Filter the records for lines holding the string "with".

BEGIN SUPPLIED INFORMATION

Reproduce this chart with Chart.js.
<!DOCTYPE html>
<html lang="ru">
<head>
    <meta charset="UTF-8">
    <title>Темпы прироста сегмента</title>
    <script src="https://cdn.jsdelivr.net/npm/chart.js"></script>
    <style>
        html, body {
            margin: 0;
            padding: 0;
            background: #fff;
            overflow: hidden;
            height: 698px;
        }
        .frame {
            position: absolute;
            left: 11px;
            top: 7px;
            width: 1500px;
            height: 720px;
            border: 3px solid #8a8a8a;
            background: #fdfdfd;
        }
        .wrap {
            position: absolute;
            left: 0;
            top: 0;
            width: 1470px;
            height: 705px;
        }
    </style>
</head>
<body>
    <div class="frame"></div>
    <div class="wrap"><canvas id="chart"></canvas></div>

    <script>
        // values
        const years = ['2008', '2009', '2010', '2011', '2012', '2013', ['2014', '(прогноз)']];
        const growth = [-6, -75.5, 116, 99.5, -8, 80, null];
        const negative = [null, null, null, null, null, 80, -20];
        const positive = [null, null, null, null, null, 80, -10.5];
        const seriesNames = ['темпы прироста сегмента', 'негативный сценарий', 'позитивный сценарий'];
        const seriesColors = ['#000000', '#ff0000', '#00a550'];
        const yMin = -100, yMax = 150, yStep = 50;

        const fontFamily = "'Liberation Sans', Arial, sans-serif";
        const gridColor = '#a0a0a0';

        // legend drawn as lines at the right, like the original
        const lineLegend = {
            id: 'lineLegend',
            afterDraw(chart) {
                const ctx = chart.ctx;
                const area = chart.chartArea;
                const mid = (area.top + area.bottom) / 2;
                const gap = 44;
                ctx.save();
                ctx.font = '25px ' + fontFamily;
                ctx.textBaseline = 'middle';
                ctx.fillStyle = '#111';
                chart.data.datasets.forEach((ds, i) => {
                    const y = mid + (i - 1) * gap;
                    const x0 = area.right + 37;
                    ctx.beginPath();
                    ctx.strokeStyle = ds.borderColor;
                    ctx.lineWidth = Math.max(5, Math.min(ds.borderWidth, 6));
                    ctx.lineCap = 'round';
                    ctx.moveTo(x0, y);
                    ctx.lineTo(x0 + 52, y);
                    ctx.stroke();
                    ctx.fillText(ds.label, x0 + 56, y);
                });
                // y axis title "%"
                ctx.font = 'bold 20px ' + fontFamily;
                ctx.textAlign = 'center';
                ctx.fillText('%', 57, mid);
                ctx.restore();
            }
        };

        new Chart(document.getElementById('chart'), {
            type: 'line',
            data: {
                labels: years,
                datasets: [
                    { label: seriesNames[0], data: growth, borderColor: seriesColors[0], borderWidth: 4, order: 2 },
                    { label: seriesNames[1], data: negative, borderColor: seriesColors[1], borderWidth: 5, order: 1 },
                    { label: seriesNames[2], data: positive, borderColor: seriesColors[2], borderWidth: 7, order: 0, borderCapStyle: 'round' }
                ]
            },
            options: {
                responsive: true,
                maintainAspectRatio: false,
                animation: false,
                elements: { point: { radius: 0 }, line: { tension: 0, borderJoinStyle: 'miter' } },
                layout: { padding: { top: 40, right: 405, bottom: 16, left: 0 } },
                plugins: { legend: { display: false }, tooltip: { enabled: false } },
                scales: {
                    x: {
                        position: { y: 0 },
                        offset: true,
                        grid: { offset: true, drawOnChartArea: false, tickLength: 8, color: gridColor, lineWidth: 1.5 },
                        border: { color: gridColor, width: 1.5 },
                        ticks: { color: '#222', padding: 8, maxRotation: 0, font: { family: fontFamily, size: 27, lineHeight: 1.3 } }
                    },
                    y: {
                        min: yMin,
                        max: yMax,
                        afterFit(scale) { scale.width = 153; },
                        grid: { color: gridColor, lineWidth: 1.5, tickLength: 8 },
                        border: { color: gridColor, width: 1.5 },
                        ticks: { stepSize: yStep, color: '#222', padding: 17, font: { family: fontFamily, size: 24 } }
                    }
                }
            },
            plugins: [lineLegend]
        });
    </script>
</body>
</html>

END SUPPLIED INFORMATION
BEGIN SUPPLIED INFORMATION

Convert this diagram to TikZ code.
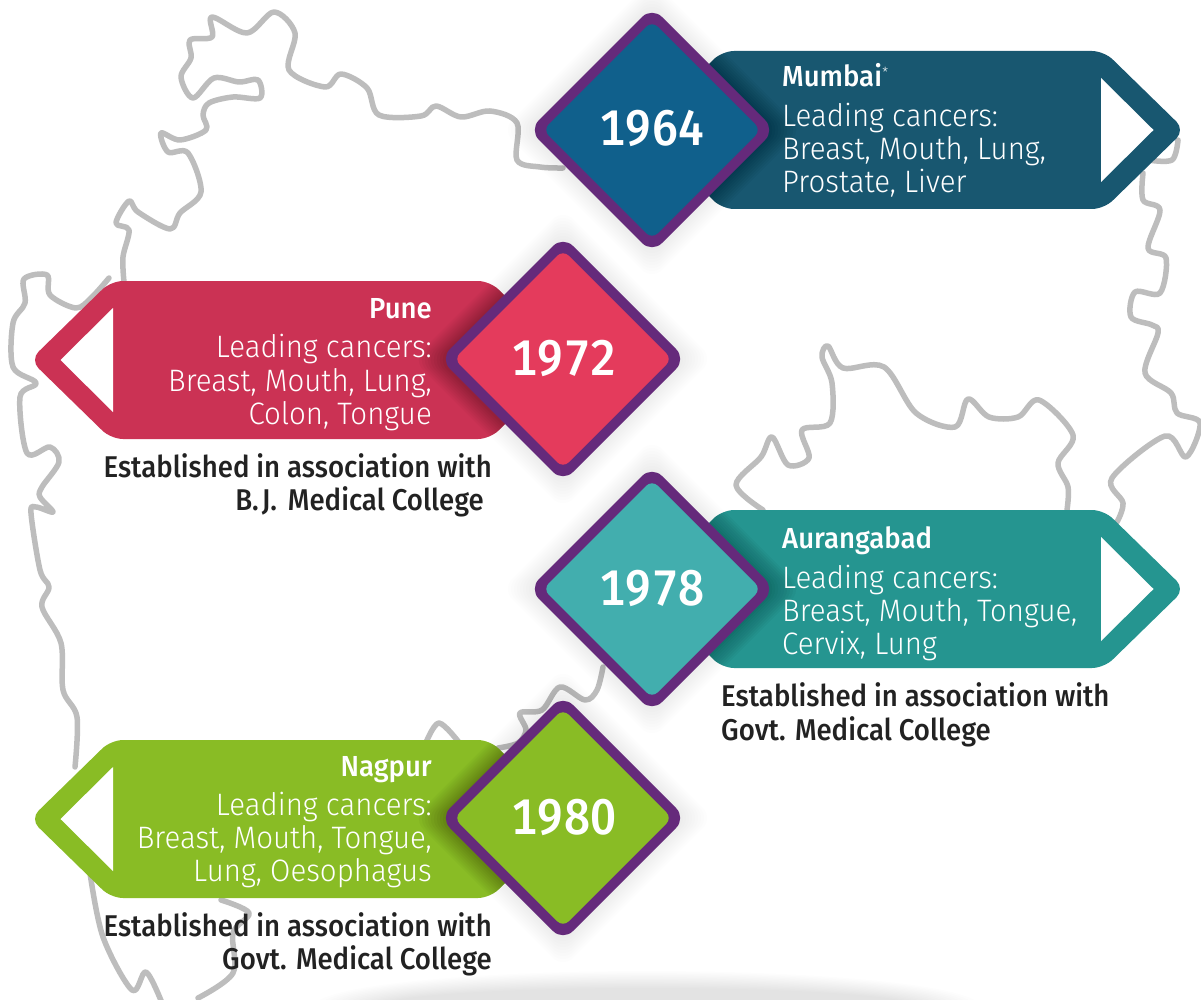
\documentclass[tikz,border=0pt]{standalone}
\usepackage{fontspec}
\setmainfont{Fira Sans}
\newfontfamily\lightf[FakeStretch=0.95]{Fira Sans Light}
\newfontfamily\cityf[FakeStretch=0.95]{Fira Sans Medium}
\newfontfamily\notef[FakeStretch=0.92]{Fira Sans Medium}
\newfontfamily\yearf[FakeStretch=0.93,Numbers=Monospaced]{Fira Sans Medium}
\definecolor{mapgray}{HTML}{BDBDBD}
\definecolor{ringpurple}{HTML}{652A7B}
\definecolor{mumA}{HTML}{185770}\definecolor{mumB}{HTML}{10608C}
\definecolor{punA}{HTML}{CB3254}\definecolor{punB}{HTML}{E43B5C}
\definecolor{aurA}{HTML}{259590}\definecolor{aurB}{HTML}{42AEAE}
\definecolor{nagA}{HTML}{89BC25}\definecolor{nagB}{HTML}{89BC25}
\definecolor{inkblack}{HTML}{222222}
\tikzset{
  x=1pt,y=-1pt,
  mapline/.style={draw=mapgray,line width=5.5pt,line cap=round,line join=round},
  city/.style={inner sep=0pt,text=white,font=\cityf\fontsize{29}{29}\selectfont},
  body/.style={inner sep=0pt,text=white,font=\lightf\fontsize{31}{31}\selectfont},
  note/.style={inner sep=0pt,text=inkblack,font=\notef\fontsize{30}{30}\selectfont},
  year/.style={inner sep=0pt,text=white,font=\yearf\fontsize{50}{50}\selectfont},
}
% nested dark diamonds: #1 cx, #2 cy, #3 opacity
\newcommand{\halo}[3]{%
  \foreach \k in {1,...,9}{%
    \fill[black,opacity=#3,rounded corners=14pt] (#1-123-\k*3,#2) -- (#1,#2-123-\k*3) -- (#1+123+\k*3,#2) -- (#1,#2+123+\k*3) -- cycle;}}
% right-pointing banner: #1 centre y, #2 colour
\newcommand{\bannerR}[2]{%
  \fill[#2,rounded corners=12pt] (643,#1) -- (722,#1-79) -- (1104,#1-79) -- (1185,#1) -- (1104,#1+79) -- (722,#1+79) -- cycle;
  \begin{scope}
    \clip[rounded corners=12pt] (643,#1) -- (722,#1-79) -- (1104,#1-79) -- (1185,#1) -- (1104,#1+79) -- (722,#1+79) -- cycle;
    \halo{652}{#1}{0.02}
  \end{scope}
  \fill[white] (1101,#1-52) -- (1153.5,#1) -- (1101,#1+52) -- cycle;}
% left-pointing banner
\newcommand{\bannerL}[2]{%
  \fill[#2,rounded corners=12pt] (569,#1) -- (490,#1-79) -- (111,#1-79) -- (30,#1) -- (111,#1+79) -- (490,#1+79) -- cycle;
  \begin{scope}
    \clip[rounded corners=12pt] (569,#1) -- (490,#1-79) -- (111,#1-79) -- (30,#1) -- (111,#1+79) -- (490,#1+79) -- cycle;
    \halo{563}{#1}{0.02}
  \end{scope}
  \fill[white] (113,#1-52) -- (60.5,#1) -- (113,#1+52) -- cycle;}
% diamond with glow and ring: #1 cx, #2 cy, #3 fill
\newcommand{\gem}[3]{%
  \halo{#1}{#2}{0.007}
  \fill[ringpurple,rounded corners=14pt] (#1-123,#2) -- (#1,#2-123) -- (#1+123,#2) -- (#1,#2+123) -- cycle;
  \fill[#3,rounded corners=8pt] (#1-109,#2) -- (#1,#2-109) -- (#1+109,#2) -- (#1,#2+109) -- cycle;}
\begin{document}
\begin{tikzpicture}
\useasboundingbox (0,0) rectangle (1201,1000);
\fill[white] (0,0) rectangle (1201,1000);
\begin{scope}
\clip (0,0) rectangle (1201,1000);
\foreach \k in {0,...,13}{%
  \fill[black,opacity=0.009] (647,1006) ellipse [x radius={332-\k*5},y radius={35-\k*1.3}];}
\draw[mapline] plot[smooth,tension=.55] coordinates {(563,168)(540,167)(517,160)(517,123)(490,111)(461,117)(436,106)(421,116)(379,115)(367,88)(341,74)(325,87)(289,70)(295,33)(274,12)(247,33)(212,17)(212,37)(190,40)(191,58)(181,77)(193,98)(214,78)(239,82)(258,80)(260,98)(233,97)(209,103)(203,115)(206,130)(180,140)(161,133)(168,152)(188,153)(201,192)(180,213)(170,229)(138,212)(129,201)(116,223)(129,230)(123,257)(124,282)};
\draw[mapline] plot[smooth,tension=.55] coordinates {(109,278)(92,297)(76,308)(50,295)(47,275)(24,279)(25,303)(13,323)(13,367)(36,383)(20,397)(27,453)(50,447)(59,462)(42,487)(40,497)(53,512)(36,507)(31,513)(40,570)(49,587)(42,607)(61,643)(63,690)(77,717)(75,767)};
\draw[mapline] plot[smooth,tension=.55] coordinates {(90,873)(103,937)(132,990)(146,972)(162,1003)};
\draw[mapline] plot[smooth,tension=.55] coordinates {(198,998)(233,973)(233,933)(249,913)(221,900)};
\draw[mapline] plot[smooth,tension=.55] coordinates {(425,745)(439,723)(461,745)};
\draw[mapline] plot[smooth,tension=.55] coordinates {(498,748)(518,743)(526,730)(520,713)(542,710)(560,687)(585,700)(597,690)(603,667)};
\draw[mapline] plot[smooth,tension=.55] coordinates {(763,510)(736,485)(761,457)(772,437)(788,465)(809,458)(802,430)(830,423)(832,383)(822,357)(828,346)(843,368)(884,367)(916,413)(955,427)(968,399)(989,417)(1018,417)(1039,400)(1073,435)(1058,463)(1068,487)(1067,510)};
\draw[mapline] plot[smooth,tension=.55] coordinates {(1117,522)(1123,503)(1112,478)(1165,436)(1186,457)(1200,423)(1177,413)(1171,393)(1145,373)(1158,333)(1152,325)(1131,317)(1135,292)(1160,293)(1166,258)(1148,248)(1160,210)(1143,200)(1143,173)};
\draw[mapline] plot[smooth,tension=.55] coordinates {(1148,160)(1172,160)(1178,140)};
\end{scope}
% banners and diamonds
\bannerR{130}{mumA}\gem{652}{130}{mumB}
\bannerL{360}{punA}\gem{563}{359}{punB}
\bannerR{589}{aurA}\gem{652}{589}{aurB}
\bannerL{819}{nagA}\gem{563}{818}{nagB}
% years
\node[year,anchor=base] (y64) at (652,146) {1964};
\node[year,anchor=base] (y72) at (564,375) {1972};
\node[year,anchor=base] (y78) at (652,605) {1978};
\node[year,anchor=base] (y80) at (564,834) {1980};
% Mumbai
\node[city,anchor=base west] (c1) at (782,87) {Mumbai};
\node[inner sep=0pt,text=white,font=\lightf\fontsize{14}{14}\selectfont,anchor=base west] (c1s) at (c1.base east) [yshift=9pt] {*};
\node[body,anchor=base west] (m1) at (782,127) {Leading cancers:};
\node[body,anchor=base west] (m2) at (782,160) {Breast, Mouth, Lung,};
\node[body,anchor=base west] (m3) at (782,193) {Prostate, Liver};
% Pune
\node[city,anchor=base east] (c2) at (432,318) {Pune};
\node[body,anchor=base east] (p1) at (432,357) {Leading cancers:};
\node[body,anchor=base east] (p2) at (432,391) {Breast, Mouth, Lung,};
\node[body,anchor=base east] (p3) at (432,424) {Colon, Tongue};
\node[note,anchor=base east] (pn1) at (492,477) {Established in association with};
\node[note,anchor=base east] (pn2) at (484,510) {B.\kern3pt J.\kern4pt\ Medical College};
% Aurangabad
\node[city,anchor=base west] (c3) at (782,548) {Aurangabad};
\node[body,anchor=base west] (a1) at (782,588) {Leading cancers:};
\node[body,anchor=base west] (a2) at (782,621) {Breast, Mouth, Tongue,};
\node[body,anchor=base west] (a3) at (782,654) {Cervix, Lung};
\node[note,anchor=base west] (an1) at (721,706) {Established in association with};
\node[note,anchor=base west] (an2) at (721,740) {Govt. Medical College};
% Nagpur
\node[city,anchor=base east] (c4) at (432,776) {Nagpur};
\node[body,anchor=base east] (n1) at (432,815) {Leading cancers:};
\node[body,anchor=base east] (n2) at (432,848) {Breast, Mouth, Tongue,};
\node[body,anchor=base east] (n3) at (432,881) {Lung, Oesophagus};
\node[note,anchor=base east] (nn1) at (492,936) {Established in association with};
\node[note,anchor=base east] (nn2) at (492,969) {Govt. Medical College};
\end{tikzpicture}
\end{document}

END SUPPLIED INFORMATION

*RESPONSE BELOW:*
Reproduce this chart with Chart.js.
% diamond with glow and ring: #1 cx, #2 cy, #3 fill
\node[note,anchor=base east] (pn1) at (492,477) {Established in association with};
\node[note,anchor=base west] (an1) at (721,706) {Established in association with};
\node[note,anchor=base east] (nn1) at (492,936) {Established in association with};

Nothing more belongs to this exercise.